■ EXERCISE TASK ■
Determine how many lines carry the word "this". Output that number only.

══ INFORMATION SHOWN ══

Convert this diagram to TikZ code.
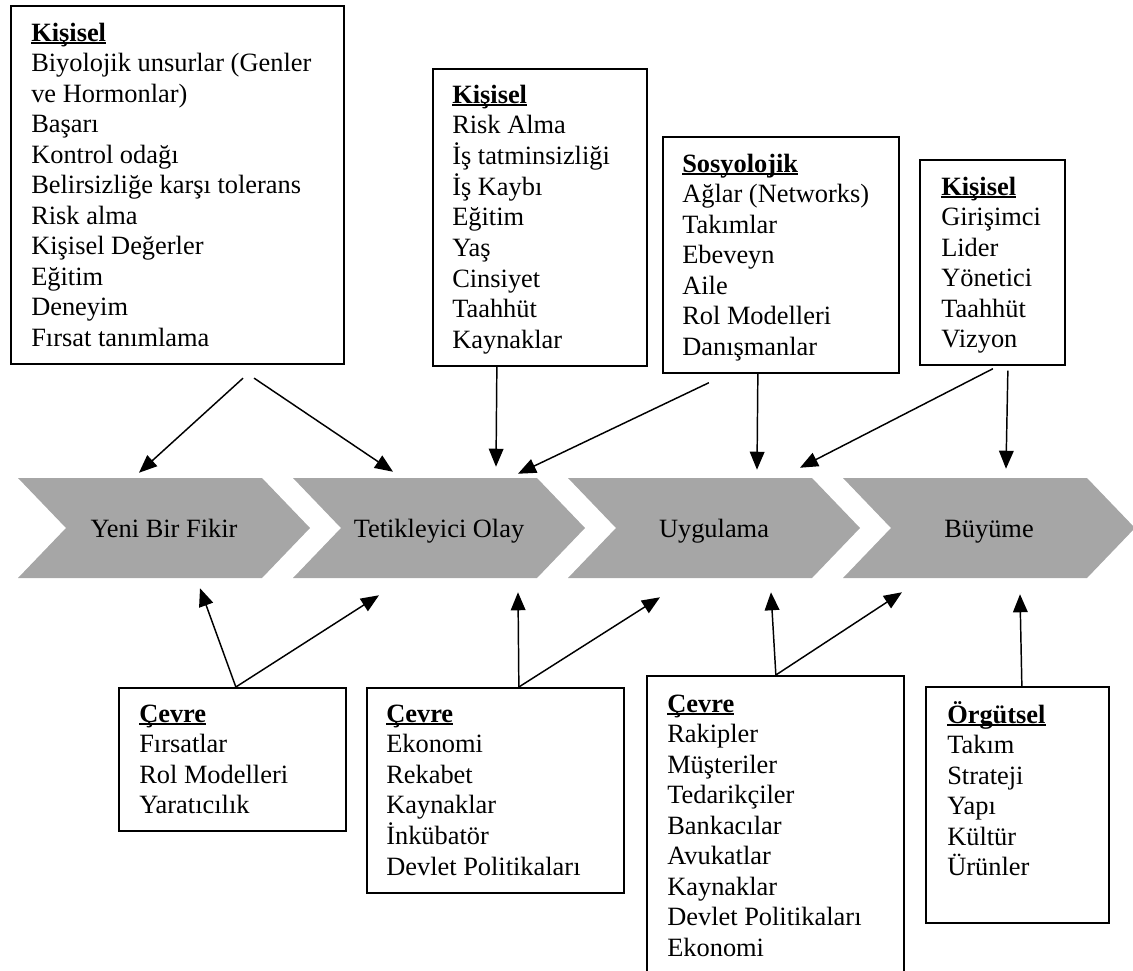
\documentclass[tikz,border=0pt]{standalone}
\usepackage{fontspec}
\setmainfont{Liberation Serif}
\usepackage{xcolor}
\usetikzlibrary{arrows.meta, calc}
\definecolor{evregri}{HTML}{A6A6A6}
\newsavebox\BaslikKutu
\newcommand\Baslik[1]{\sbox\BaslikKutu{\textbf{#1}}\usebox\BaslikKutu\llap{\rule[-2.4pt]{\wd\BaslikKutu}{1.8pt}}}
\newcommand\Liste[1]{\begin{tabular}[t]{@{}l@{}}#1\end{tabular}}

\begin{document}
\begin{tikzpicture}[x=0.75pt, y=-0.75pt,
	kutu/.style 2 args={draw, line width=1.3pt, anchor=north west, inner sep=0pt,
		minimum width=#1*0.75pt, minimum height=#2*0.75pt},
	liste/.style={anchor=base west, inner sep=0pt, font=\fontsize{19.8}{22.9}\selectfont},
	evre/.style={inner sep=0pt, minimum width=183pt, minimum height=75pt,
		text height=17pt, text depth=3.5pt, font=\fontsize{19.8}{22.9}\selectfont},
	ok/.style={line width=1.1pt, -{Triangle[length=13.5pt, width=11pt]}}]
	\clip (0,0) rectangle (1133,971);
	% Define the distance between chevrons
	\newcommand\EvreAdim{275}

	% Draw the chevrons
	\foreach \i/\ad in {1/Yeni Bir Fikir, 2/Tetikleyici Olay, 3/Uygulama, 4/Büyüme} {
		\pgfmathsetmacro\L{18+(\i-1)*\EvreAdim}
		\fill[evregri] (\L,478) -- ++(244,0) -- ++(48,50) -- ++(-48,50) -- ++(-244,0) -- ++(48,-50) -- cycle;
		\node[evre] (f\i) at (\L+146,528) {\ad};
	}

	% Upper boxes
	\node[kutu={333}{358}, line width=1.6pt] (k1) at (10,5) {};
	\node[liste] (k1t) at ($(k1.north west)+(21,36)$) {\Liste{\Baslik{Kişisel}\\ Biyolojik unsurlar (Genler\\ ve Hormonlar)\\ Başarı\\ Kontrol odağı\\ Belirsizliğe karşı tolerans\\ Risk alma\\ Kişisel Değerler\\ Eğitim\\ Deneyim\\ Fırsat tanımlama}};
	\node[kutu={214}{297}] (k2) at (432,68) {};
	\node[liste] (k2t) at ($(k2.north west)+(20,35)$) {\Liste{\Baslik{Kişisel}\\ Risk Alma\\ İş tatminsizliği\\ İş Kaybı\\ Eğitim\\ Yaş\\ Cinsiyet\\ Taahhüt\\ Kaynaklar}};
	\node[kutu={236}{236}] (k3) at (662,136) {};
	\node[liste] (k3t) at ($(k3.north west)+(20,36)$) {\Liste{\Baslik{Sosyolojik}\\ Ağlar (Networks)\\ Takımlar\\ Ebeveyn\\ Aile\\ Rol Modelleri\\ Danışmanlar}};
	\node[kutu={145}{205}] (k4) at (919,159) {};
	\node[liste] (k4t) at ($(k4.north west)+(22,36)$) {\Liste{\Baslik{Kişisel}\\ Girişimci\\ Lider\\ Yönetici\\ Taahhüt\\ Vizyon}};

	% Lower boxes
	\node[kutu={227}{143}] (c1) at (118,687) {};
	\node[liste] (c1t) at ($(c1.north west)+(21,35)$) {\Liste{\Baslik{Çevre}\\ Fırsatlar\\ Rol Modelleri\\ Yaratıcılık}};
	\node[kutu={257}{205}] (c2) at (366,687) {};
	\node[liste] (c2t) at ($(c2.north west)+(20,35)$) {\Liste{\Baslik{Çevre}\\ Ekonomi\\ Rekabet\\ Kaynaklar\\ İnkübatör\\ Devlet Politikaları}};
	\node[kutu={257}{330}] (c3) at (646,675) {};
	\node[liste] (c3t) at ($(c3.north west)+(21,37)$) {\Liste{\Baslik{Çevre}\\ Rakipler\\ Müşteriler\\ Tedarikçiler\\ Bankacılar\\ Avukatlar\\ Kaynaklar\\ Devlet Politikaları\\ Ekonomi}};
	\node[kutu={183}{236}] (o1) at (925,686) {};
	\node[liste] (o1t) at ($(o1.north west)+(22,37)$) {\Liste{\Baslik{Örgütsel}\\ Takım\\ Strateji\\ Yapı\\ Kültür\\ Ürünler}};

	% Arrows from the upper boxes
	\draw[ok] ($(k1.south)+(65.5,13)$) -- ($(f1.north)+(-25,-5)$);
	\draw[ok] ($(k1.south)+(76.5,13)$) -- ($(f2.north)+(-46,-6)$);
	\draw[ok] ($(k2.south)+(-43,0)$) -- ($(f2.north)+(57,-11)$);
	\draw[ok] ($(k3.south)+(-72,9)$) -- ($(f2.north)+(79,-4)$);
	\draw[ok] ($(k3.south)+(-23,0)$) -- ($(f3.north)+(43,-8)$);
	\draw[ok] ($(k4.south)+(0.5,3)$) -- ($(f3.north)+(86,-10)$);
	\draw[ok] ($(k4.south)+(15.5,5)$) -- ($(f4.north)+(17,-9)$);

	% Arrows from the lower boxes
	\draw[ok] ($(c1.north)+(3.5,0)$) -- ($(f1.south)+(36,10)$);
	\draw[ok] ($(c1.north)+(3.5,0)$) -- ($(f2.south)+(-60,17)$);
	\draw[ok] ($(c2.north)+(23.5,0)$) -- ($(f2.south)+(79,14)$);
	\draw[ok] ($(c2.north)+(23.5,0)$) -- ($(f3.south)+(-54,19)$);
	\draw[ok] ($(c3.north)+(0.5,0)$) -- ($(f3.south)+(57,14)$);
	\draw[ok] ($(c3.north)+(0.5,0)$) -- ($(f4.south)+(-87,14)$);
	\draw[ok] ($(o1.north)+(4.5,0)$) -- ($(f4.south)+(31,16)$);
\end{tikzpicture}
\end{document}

═══
══ INFORMATION SHOWN ══

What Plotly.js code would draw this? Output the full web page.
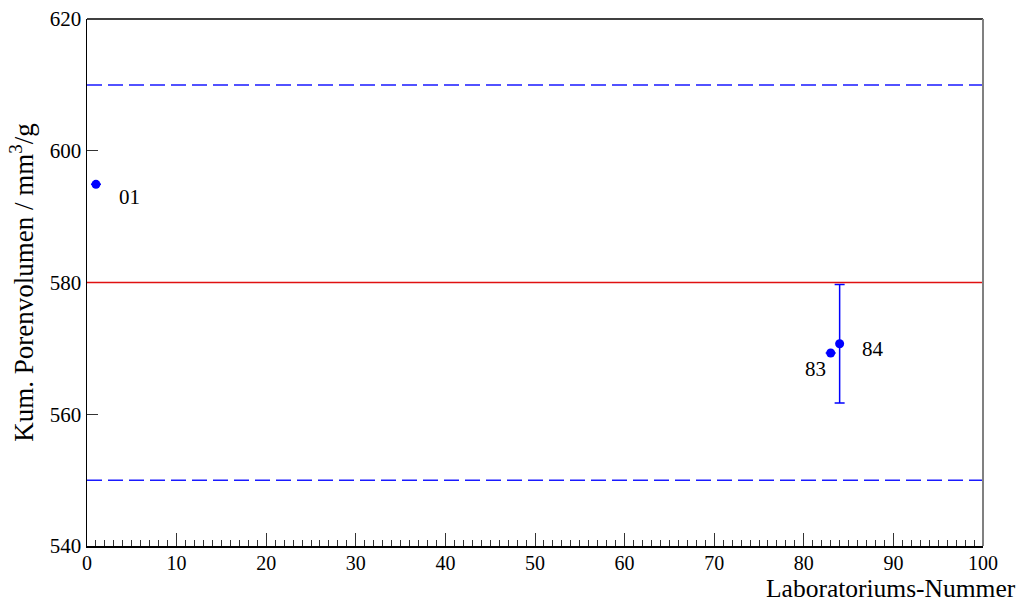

═══

■ FINISHED EXERCISE ■
2